When a pianist is playing a whole evening at a fancy restaurant and bar, and someone comes up to them to make a request....

1. Is the pianist supposed to keep playing while engaging in the short discussion with the patron?

2. Is the pianist supposed to immediately switch to the requested song if they know it? Even if they had Just started a different one, or were right in the middle of a different one?


----------



## Polednice (Sep 13, 2009)

Wouldn't it be kinder to wait for a short pause in between pieces before asking? No problems that way.


----------



## Klavierspieler (Jul 16, 2011)

macgeek2005 said:


> 1. Is the pianist supposed to keep playing while engaging in the short discussion with the patron?


The fact that many of us cannot converse while playing makes problems for this...


----------



## Huilunsoittaja (Apr 6, 2010)

Klavierspieler said:


> The fact that many of us cannot converse while playing makes problems for this...


That is indeed a valuable skill. I second what Polednice said, the transition should be smoother on the part of the requester, and if it's unavoidable, the pianist can just smile and say "I'll get back to you in a sec," before finishing piece.


----------



## Couchie (Dec 9, 2010)

Have 8 glasses of wine. Lie down on the piano and sing along.
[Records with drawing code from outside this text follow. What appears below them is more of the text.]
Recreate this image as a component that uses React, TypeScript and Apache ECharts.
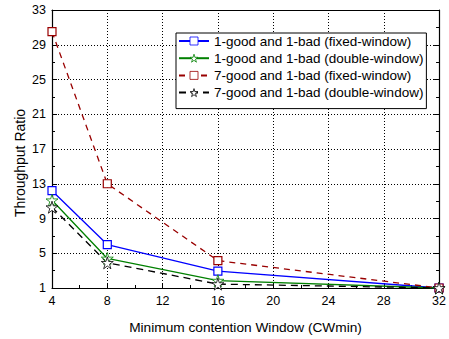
import React, { useEffect, useRef } from "react";
import * as echarts from "echarts";

const cwMin = [4, 8, 16, 32];
const oneGoodFixed = [12.2, 6.0, 2.95, 1.0];
const oneGoodDouble = [11.1, 4.4, 1.85, 1.0];
const sevenGoodFixed = [30.5, 13.0, 4.15, 1.0];
const sevenGoodDouble = [10.3, 3.9, 1.45, 1.0];

const seriesNames = [
  "1-good and 1-bad (fixed-window)",
  "1-good and 1-bad (double-window)",
  "7-good and 1-bad (fixed-window)",
  "7-good and 1-bad (double-window)",
];
const xAxisTitle = "Minimum contention Window (CWmin)";
const yAxisTitle = "Throughput Ratio";

const STAR = "path://M50 0 L61 35 L98 35 L68 56 L79 90 L50 69 L21 90 L32 56 L2 35 L39 35 Z";
const FONT = "Liberation Sans, Arial, sans-serif";

export default function App() {
  const ref = useRef<HTMLDivElement>(null);
  useEffect(() => {
    const chart = echarts.init(ref.current!, null, { renderer: "svg" });
    const pair = (ys: number[]) => cwMin.map((x, i) => [x, ys[i]]);
    const mk = (name: string, ys: number[], color: string, symbol: string, type: any, size: number, bw: number) => ({
      name,
      type: "line",
      data: pair(ys),
      symbol,
      symbolSize: size,
      showAllSymbol: true,
      lineStyle: { color, width: 1.3, type },
      itemStyle: { color: "#fff", borderColor: color, borderWidth: bw },
      emphasis: { disabled: true },
      z: 3,
    });
    const axisCommon = {
      axisLine: { show: true, lineStyle: { color: "#000", width: 1.2 } },
      axisTick: { show: true, inside: true, length: 5, lineStyle: { color: "#000" } },
      minorTick: { show: true, splitNumber: 2, length: 3, lineStyle: { color: "#000" } },
    };
    chart.setOption({
      animation: false,
      backgroundColor: "#fff",
      textStyle: { fontFamily: FONT },
      grid: { left: 52, right: 9, top: 10, bottom: 41, containLabel: false },
      legend: {
        show: true,
        orient: "vertical",
        left: 176,
        top: 33,
        itemWidth: 30,
        itemHeight: 10,
        itemGap: 3.2,
        padding: [1, 3, 9, 2],
        backgroundColor: "#fff",
        borderColor: "#000",
        borderWidth: 1,
        borderRadius: 0,
        itemStyle: { borderWidth: 0.8 },
        textStyle: { fontSize: 13.5, color: "#000", fontFamily: FONT },
        data: seriesNames,
      },
      graphic: [
        {
          type: "text",
          x: 20,
          y: 163,
          rotation: Math.PI / 2,
          style: {
            text: yAxisTitle,
            fontSize: 14,
            fontFamily: FONT,
            fill: "#000",
            align: "center",
            verticalAlign: "middle",
          },
        },
      ],
      xAxis: [
        {
          type: "value",
          min: 4,
          max: 32,
          interval: 4,
          ...axisCommon,
          axisLabel: { fontSize: 12.5, color: "#000", margin: 6, fontFamily: FONT },
          splitLine: { show: true, lineStyle: { color: "#000", type: [1, 2], width: 1 } },
          name: xAxisTitle,
          nameLocation: "middle",
          nameGap: 32,
          nameTextStyle: { fontSize: 13.7, color: "#000", fontFamily: FONT },
        },
        {
          type: "value",
          position: "top",
          min: 4,
          max: 32,
          interval: 4,
          axisLine: { show: true, lineStyle: { color: "#000", width: 1.2 } },
          axisTick: { show: false },
          axisLabel: { show: false },
          splitLine: { show: false },
        },
      ],
      yAxis: [
        {
          type: "value",
          min: 1,
          max: 33,
          interval: 4,
          ...axisCommon,
          axisLabel: { fontSize: 12.5, color: "#000", margin: 6, fontFamily: FONT },
          splitLine: { show: true, lineStyle: { color: "#000", type: [1, 2], width: 1 } },
        },
        {
          type: "value",
          position: "right",
          min: 1,
          max: 33,
          interval: 4,
          ...axisCommon,
          axisLabel: { show: false },
          splitLine: { show: false },
        },
      ],
      series: [
        mk(seriesNames[0], oneGoodFixed, "#0000ff", "rect", "solid", 8, 1.2),
        mk(seriesNames[1], oneGoodDouble, "#008000", STAR, "solid", 12, 0.8),
        mk(seriesNames[2], sevenGoodFixed, "#990000", "rect", [6, 5], 8, 1.2),
        mk(seriesNames[3], sevenGoodDouble, "#000000", STAR, [7, 5], 12, 0.8),
      ],
    });
    return () => chart.dispose();
  }, []);
  return <div ref={ref} style={{ width: 449, height: 339, position: "absolute", left: 0, top: 0 }} />;
}
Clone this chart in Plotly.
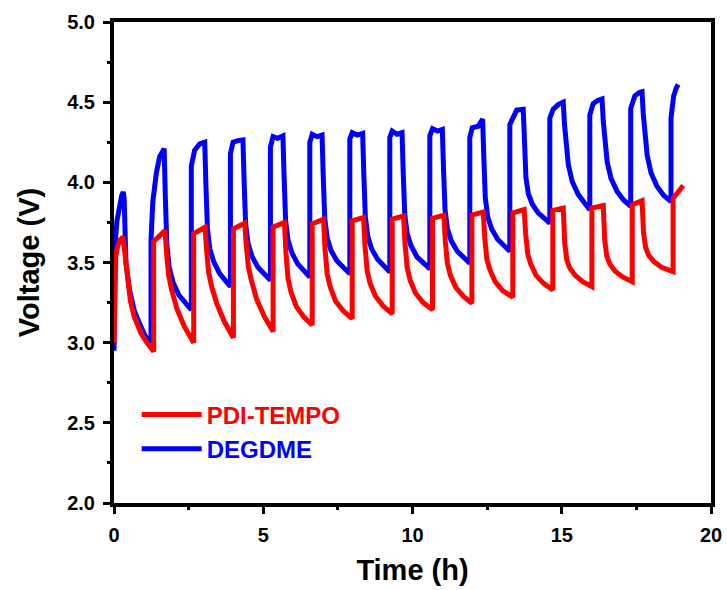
import plotly.graph_objects as go

# Galvanostatic cycling traces: time (h) and cell voltage (V), one row per cycle
pdi_time = [
    0.00, 0.02, 0.06, 0.12, 0.20, 0.30, 0.38, 0.45, 0.55, 0.68, 0.90, 1.10, 1.33,
    1.33, 1.71, 1.76, 1.83, 1.93, 2.11, 2.36, 2.67,
    2.67, 3.05, 3.10, 3.17, 3.27, 3.45, 3.70, 4.00,
    4.00, 4.38, 4.43, 4.50, 4.60, 4.78, 5.03, 5.33,
    5.33, 5.71, 5.76, 5.83, 5.93, 6.11, 6.36, 6.64,
    6.64, 7.02, 7.07, 7.14, 7.24, 7.42, 7.67, 7.98,
    7.98, 8.36, 8.41, 8.48, 8.58, 8.76, 9.01, 9.32,
    9.32, 9.70, 9.75, 9.82, 9.92, 10.10, 10.35, 10.67,
    10.67, 11.05, 11.10, 11.17, 11.27, 11.45, 11.70, 11.99,
    11.99, 12.37, 12.42, 12.49, 12.59, 12.77, 13.02, 13.36,
    13.36, 13.74, 13.79, 13.86, 13.96, 14.14, 14.39, 14.70,
    14.70, 15.05, 15.10, 15.17, 15.27, 15.45, 15.70, 16.01,
    16.01, 16.39, 16.44, 16.51, 16.61, 16.79, 17.04, 17.36,
    17.36, 17.69, 17.74, 17.81, 17.91, 18.09, 18.34, 18.73,
    18.73, 18.85, 19.07,
]
pdi_voltage = [
    3.00, 3.40, 3.54, 3.60, 3.64, 3.66, 3.55, 3.40, 3.26, 3.16, 3.06, 3.00, 2.945,
    3.63, 3.70, 3.56, 3.42, 3.33, 3.21, 3.10, 3.00,
    3.68, 3.72, 3.58, 3.44, 3.35, 3.24, 3.13, 3.03,
    3.71, 3.745, 3.61, 3.475, 3.39, 3.27, 3.165, 3.07,
    3.72, 3.75, 3.56, 3.40, 3.315, 3.225, 3.16, 3.11,
    3.74, 3.77, 3.585, 3.43, 3.35, 3.26, 3.20, 3.15,
    3.76, 3.78, 3.60, 3.45, 3.37, 3.29, 3.23, 3.18,
    3.77, 3.79, 3.615, 3.47, 3.39, 3.31, 3.25, 3.205,
    3.775, 3.795, 3.63, 3.495, 3.42, 3.345, 3.29, 3.246,
    3.795, 3.815, 3.655, 3.52, 3.455, 3.38, 3.325, 3.283,
    3.81, 3.83, 3.68, 3.555, 3.49, 3.42, 3.37, 3.329,
    3.825, 3.84, 3.62, 3.515, 3.465, 3.42, 3.38, 3.35,
    3.84, 3.855, 3.64, 3.54, 3.49, 3.445, 3.41, 3.38,
    3.86, 3.885, 3.685, 3.595, 3.545, 3.505, 3.47, 3.443,
    3.90, 3.93, 3.98,
]

degdme_time = [
    0.00, 0.01, 0.04, 0.10, 0.18, 0.26, 0.31, 0.34, 0.37, 0.40, 0.52, 0.68, 0.90, 1.05, 1.24,
    1.24, 1.30, 1.42, 1.53, 1.68, 1.72, 1.77, 1.85, 1.98, 2.18, 2.40, 2.59,
    2.59, 2.70, 2.87, 3.04, 3.08, 3.13, 3.21, 3.34, 3.54, 3.76, 3.90,
    3.90, 3.99, 4.15, 4.32, 4.36, 4.41, 4.49, 4.62, 4.82, 5.04, 5.24,
    5.24, 5.33, 5.48, 5.66, 5.70, 5.75, 5.83, 5.96, 6.16, 6.38, 6.56,
    6.56, 6.64, 6.80, 6.97, 7.01, 7.06, 7.14, 7.27, 7.47, 7.69, 7.90,
    7.90, 7.98, 8.15, 8.33, 8.37, 8.42, 8.50, 8.63, 8.83, 9.05, 9.24,
    9.24, 9.32, 9.48, 9.65, 9.69, 9.74, 9.82, 9.95, 10.15, 10.37, 10.58,
    10.58, 10.67, 10.84, 11.00, 11.04, 11.09, 11.17, 11.30, 11.50, 11.72, 11.92,
    11.92, 12.00, 12.20, 12.35, 12.39, 12.44, 12.52, 12.65, 12.85, 13.07, 13.26,
    13.26, 13.37, 13.49, 13.71, 13.75, 13.80, 13.88, 14.01, 14.21, 14.43, 14.60,
    14.60, 14.71, 14.88, 15.05, 15.09, 15.14, 15.22, 15.35, 15.55, 15.77, 15.94,
    15.94, 16.05, 16.20, 16.35, 16.39, 16.44, 16.52, 16.65, 16.85, 17.07, 17.31,
    17.31, 17.45, 17.60, 17.69, 17.73, 17.78, 17.86, 17.99, 18.19, 18.41, 18.66,
    18.66, 18.75, 18.84, 18.90,
]
degdme_voltage = [
    2.95, 3.35, 3.62, 3.76, 3.86, 3.92, 3.94, 3.90, 3.70, 3.50, 3.33, 3.20, 3.10, 3.04, 3.00,
    3.64, 3.88, 4.06, 4.16, 4.21, 3.91, 3.61, 3.47, 3.375, 3.295, 3.245, 3.205,
    4.10, 4.20, 4.24, 4.25, 3.98, 3.71, 3.585, 3.505, 3.43, 3.385, 3.35,
    4.18, 4.25, 4.26, 4.265, 4.00, 3.74, 3.62, 3.54, 3.47, 3.425, 3.39,
    4.22, 4.285, 4.275, 4.29, 4.025, 3.76, 3.64, 3.56, 3.49, 3.445, 3.41,
    4.25, 4.30, 4.285, 4.295, 4.035, 3.775, 3.655, 3.575, 3.51, 3.465, 3.43,
    4.27, 4.31, 4.295, 4.305, 4.045, 3.785, 3.665, 3.585, 3.52, 3.475, 3.44,
    4.28, 4.32, 4.30, 4.31, 4.055, 3.80, 3.68, 3.605, 3.535, 3.495, 3.46,
    4.29, 4.335, 4.32, 4.33, 4.08, 3.83, 3.71, 3.635, 3.57, 3.53, 3.495,
    4.28, 4.34, 4.35, 4.395, 4.15, 3.90, 3.785, 3.71, 3.645, 3.60, 3.57,
    4.36, 4.41, 4.45, 4.455, 4.24, 4.03, 3.93, 3.865, 3.81, 3.775, 3.745,
    4.40, 4.455, 4.485, 4.50, 4.365, 4.23, 4.11, 4.005, 3.925, 3.87, 3.83,
    4.42, 4.49, 4.51, 4.52, 4.385, 4.25, 4.13, 4.025, 3.945, 3.89, 3.85,
    4.46, 4.54, 4.56, 4.565, 4.43, 4.29, 4.17, 4.06, 3.975, 3.92, 3.88,
    4.40, 4.54, 4.59, 4.61,
]

x_ticks = [0, 5, 10, 15, 20]
y_ticks = [2.0, 2.5, 3.0, 3.5, 4.0, 4.5, 5.0]

FONT = "Liberation Sans, Arial, sans-serif"

fig = go.Figure()
fig.add_trace(go.Scatter(
    x=degdme_time, y=degdme_voltage, mode="lines",
    name='<span style="color:#0000FF">DEGDME</span>',
    line=dict(color="#0000FF", width=5), legendrank=2,
))
fig.add_trace(go.Scatter(
    x=pdi_time, y=pdi_voltage, mode="lines",
    name='<span style="color:#FF0000">PDI-TEMPO</span>',
    line=dict(color="#FF0000", width=5), legendrank=1,
))

axis_common = dict(
    showline=True, linecolor="black", linewidth=4, mirror=True,
    ticks="outside", ticklen=7, tickwidth=3, tickcolor="black",
    showgrid=False, zeroline=False, automargin=False,
    tickfont=dict(family=FONT, size=20, color="black", weight="bold"),
    ticklabelstandoff=4,
)

fig.update_xaxes(
    range=[0, 20], tickvals=x_ticks,
    minor=dict(dtick=2.5, ticks="outside", ticklen=3, tickwidth=3, tickcolor="black"),
    title=dict(text="Time (h)", font=dict(family=FONT, size=29, color="black", weight="bold"),
               standoff=16),
    **axis_common,
)
fig.update_yaxes(
    range=[2, 5], tickvals=y_ticks, tickformat=".1f",
    minor=dict(dtick=0.25, ticks="outside", ticklen=3, tickwidth=3, tickcolor="black"),
    title=dict(text="Voltage (V)", font=dict(family=FONT, size=29, color="black", weight="bold"),
               standoff=20),
    **axis_common,
)

fig.update_layout(
    width=727, height=590,
    margin=dict(l=114, r=16, t=22, b=87),
    paper_bgcolor="white", plot_bgcolor="white",
    showlegend=True,
    legend=dict(
        x=0.038, y=0.230, xanchor="left", yanchor="top",
        bgcolor="rgba(0,0,0,0)", borderwidth=0,
        font=dict(family=FONT, size=24, weight="bold"),
        itemwidth=60, tracegroupgap=0,
    ),
)

fig.write_html("out.html")
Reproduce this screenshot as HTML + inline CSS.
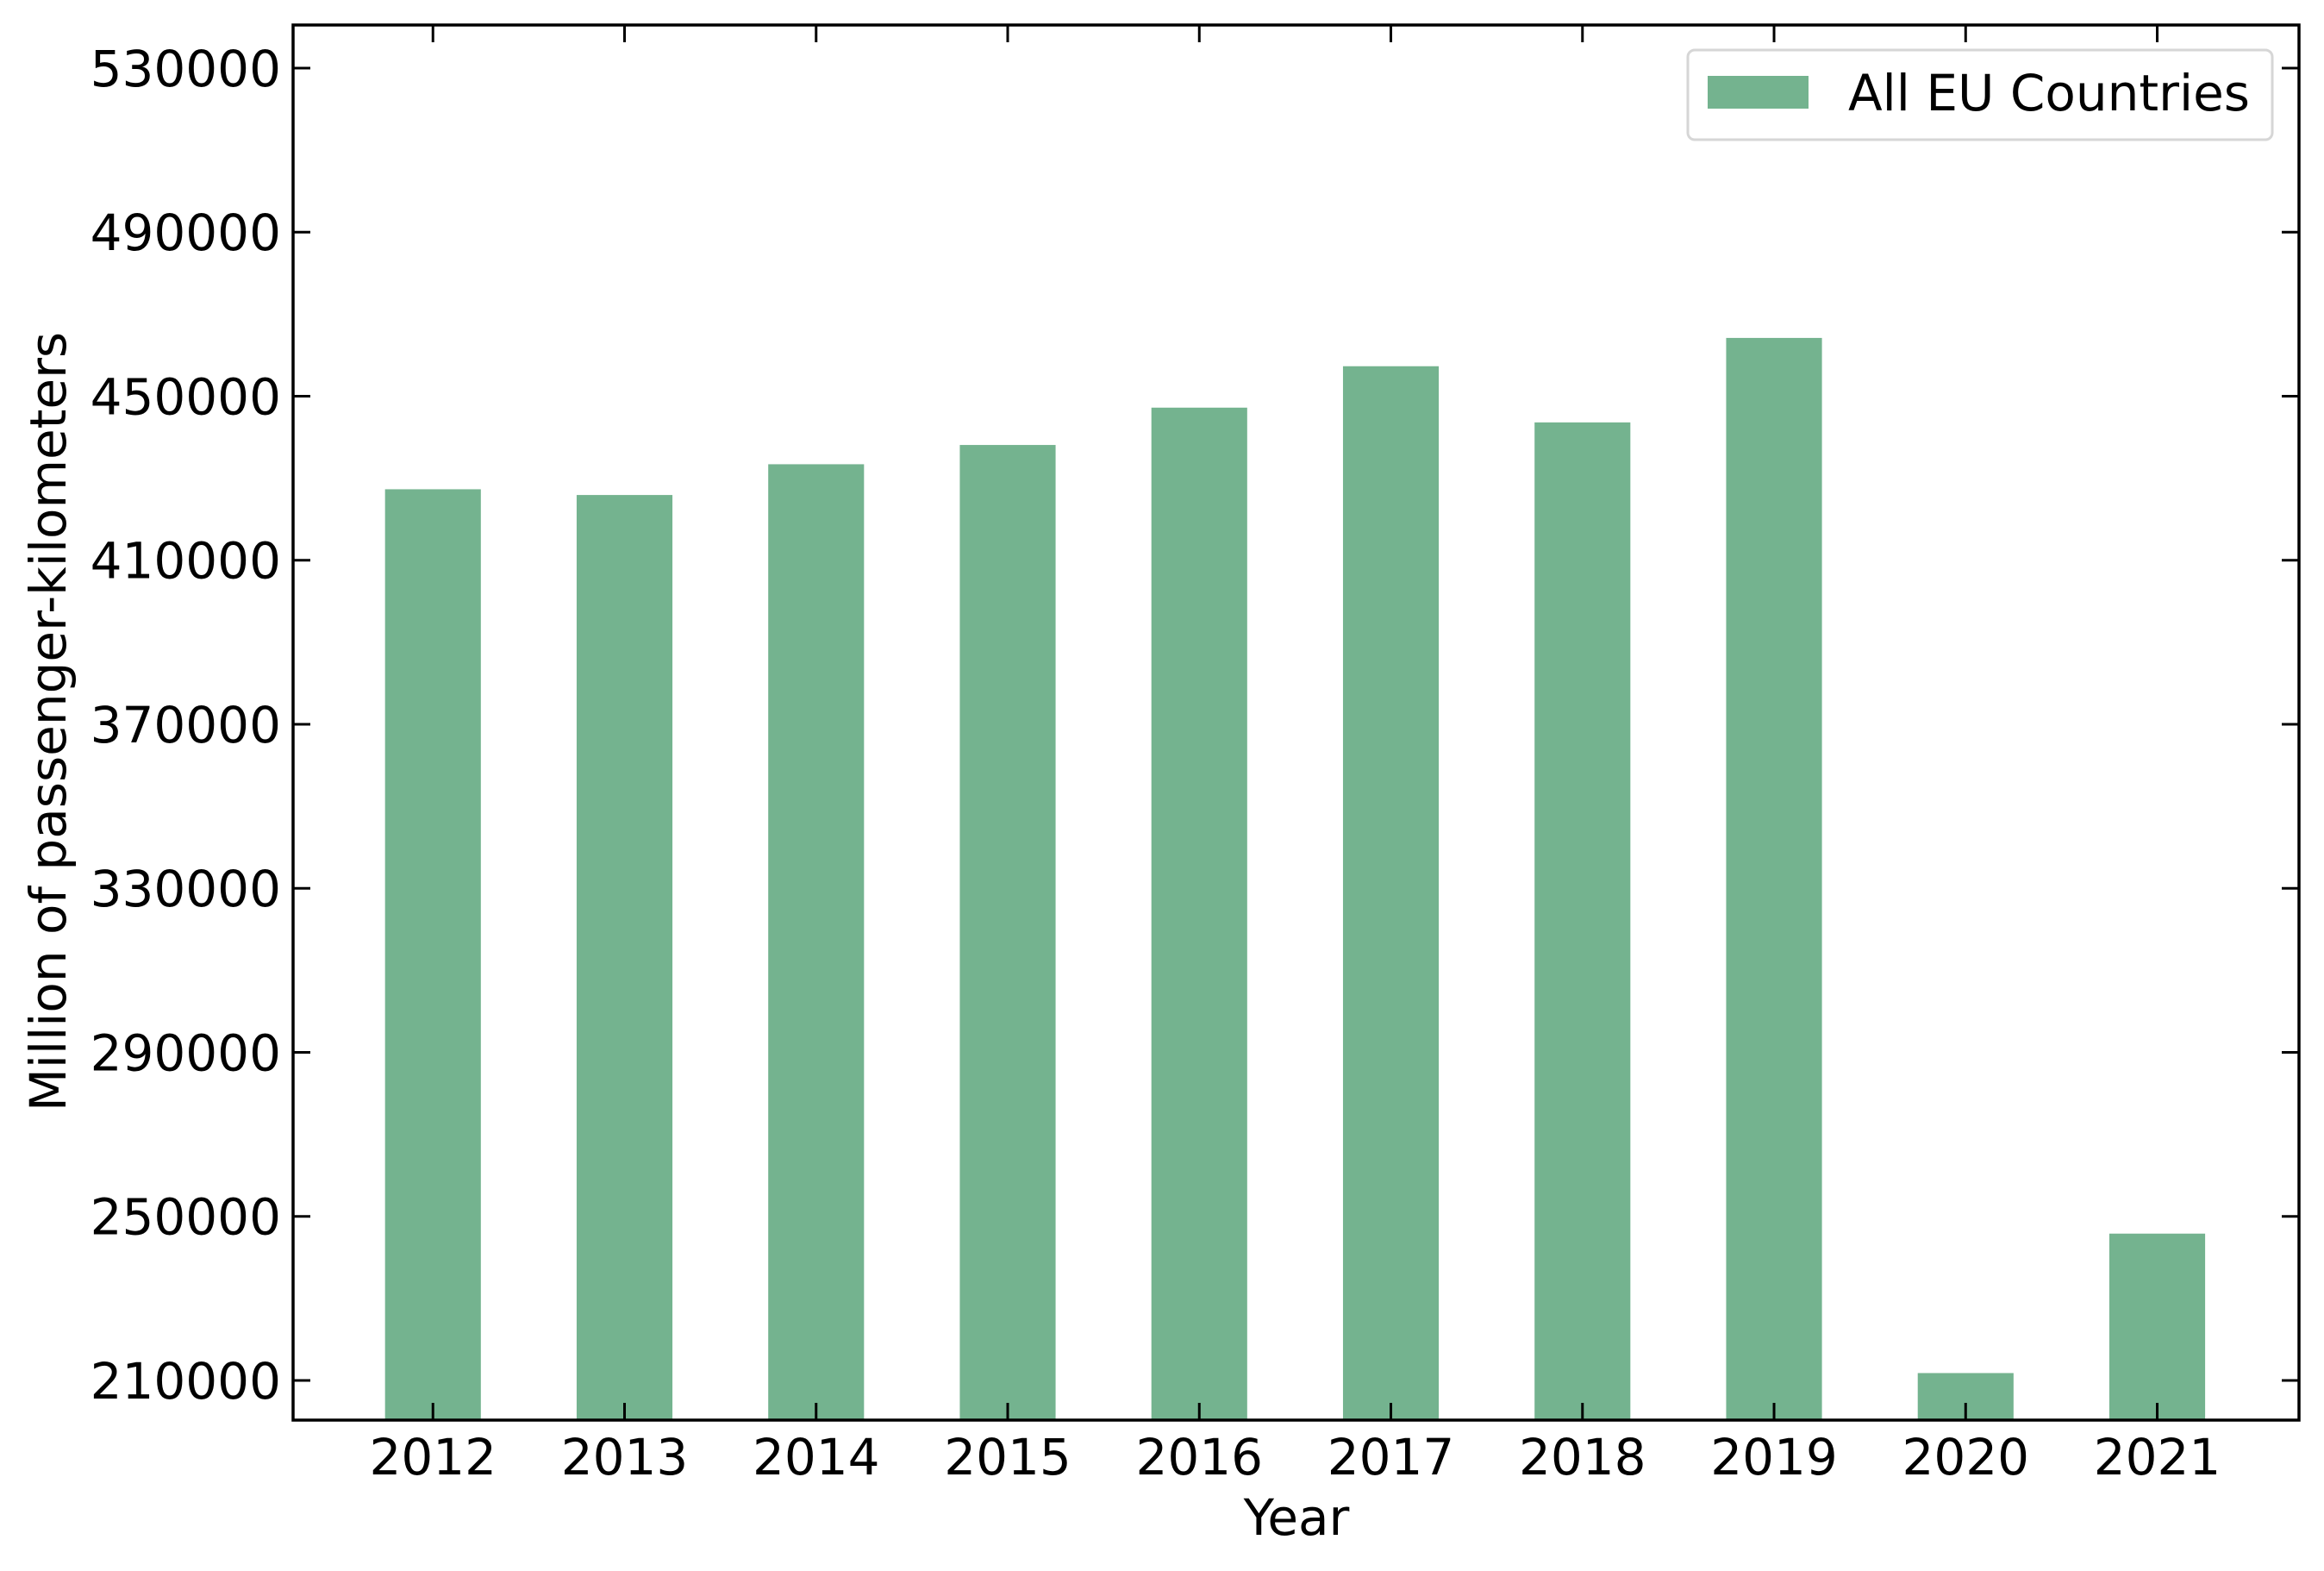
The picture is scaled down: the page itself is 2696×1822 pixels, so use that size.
<!DOCTYPE html>
<html><head><meta charset="utf-8"><style>
html,body{margin:0;padding:0;background:#fff}
svg{display:block;font-family:"DejaVu Sans","Liberation Sans",sans-serif}
</style></head><body>
<svg id="chart" width="2696" height="1822" viewBox="0 0 2696 1822" xmlns="http://www.w3.org/2000/svg">
<rect width="2696" height="1822" fill="#fff"/>
<g id="bars"></g>
<g id="axes"></g>
<g>
<rect x="1958" y="58" width="678" height="104" rx="8" fill="#fff" stroke="#d6d6d6" stroke-width="3"/>
<rect x="1981" y="88" width="117" height="38" fill="#74b38f"/>
<text x="2144" y="128" font-size="58" fill="#000">All EU Countries</text>
</g>
<text transform="translate(76,837) rotate(-90)" text-anchor="middle" font-size="58">Million of passenger-kilometers</text>
<text x="1504" y="1780" text-anchor="middle" font-size="58">Year</text>
</svg>
<script>
const categories = ["2012","2013","2014","2015","2016","2017","2018","2019","2020","2021"];
const values = [427300,425900,433400,438100,447200,457300,443600,464200,211800,245800];
const yTicks = [210000,250000,290000,330000,370000,410000,450000,490000,530000];

const L=340,R=2667,T=29,B=1647;
const xMin=-0.73,xMax=9.74,yMin=200330,yMax=540500;
const NS="http://www.w3.org/2000/svg";
function xs(i){return L+(i-xMin)/(xMax-xMin)*(R-L);}
function ys(v){return B-(v-yMin)/(yMax-yMin)*(B-T);}
function mk(tag,attrs,parent){const e=document.createElementNS(NS,tag);for(const k in attrs)e.setAttribute(k,attrs[k]);parent.appendChild(e);return e;}
const bars=document.getElementById('bars');
const axes=document.getElementById('axes');
const bw=0.5*(xs(1)-xs(0));
categories.forEach((c,i)=>{
  const y=ys(values[i]);
  const r=mk('rect',{x:xs(i)-bw/2,y:y,width:bw,height:B-y,fill:'#74b38f'},bars);
  
  
  const t1=mk('line',{x1:xs(i),x2:xs(i),y1:B,y2:B-20,stroke:'#000','stroke-width':3},axes);
  
  
  mk('line',{x1:xs(i),x2:xs(i),y1:T,y2:T+20,stroke:'#000','stroke-width':3},axes);
  const tl=mk('text',{x:xs(i),y:1710,'text-anchor':'middle','font-size':58},axes);
  tl.textContent=c;
  
  
});
yTicks.forEach(v=>{
  const y=ys(v);
  mk('line',{x1:L,x2:L+20,y1:y,y2:y,stroke:'#000','stroke-width':3},axes);
  mk('line',{x1:R,x2:R-20,y1:y,y2:y,stroke:'#000','stroke-width':3},axes);
  const tl=mk('text',{x:326,y:y+21,'text-anchor':'end','font-size':58},axes);
  tl.textContent=String(v);
  
  
});
const fr=mk('rect',{x:L,y:T,width:R-L,height:B-T,fill:'none',stroke:'#000','stroke-width':3.5},axes);


</script>
</body></html>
When the music stops, put your head upside-down on the keys and slur a request for a new song. When the pianist begins playing, fall off the piano.


----------



## Krummhorn (Feb 18, 2007)

macgeek2005 said:


> . . . Is the pianist supposed to immediately switch to the requested song if they know it? Even if they had Just started a different one, or were right in the middle of a different one?


That would be not acceptable as the piece the pianist _was_ playing at the time could have also been a requested piece from a patron. Best thing is to answer politely, or nod an acknowledgement to the request, and finish the piece currently in queue.

I cannot converse with anyone while playing, but I am able to handle short verbal messages.


----------



## myaskovsky2002 (Oct 3, 2010)

Make it simple: all depends on the size of the tip.

Martin, disappointed


----------



## myaskovsky2002 (Oct 3, 2010)

Make it simple: all depends on the size of the tip. "tout homme a son prix" (Napoleon) - all men have a price.

Martin


----------



## Ravellian (Aug 17, 2009)

Keep playing, of course. Usually, people make requests in-between pieces so as not to disturb the player and the music.


----------